Page 10 of 28

PA21.1-6 | Blood Components & Clinical Uses — Summary & Reflection

REFLECT

Consider a rural district hospital with limited blood bank infrastructure — they can only store one type of blood component. Which single component would you prioritise stocking, and why? How would your answer change if the primary case-mix were (a) obstetric haemorrhage, (b) dengue with thrombocytopenia, or (c) warfarin-poisoning patients? Discuss with a classmate and note your reasoning — there is no single correct answer, but good clinical reasoning will balance oxygen-carrying capacity, platelet needs, and coagulation support.

KEY TAKEAWAYS

Key takeaways from this module:

  1. Component therapy over whole blood — one donation treats up to four patients; reduces TACO; allows optimised storage per component.
  1. PRBC — storage 2–6°C, 42 days; 1 unit raises Hb ~1 g/dL; transfuse for symptomatic anaemia or acute haemorrhagic loss.
  1. Platelet concentrate — storage 20–24°C with agitation, only 5 days; prophylactic threshold <10,000/µL; apheresis reduces donor exposure.
  1. FFP — frozen within 8 h; −18°C for 12 months; used for multiple factor deficiencies, DIC, warfarin reversal, and as replacement fluid in TTP plasma exchange.
  1. Cryoprecipitate — concentrated fibrinogen + Factor VIII + vWF + Factor XIII; preferred for hypofibrinogenaemia over FFP (volume advantage).
  1. Massive transfusion complications: citrate toxicity/hypocalcaemia, hyperkalaemia, hypothermia, dilutional coagulopathy, metabolic acidosis.

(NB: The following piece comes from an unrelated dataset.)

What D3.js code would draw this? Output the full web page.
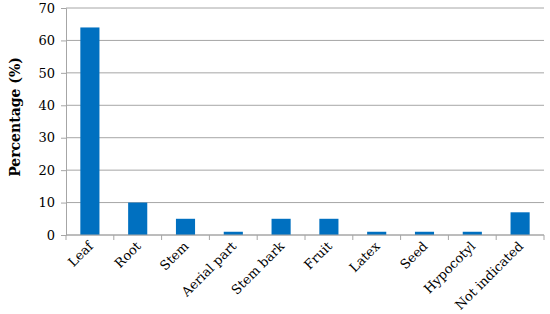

Use 1:1:1 ratio and blood warmers.
  1. Leukoreduction prevents FNHTR, HLA alloimmunisation, CMV transmission. Irradiation prevents TA-GvHD in immunocompromised patients.
  1. Cross-link to H10 (Bleeding Disorders): FFP and cryoprecipitate bridge to factor deficiency management; factor concentrates now preferred for haemophilia.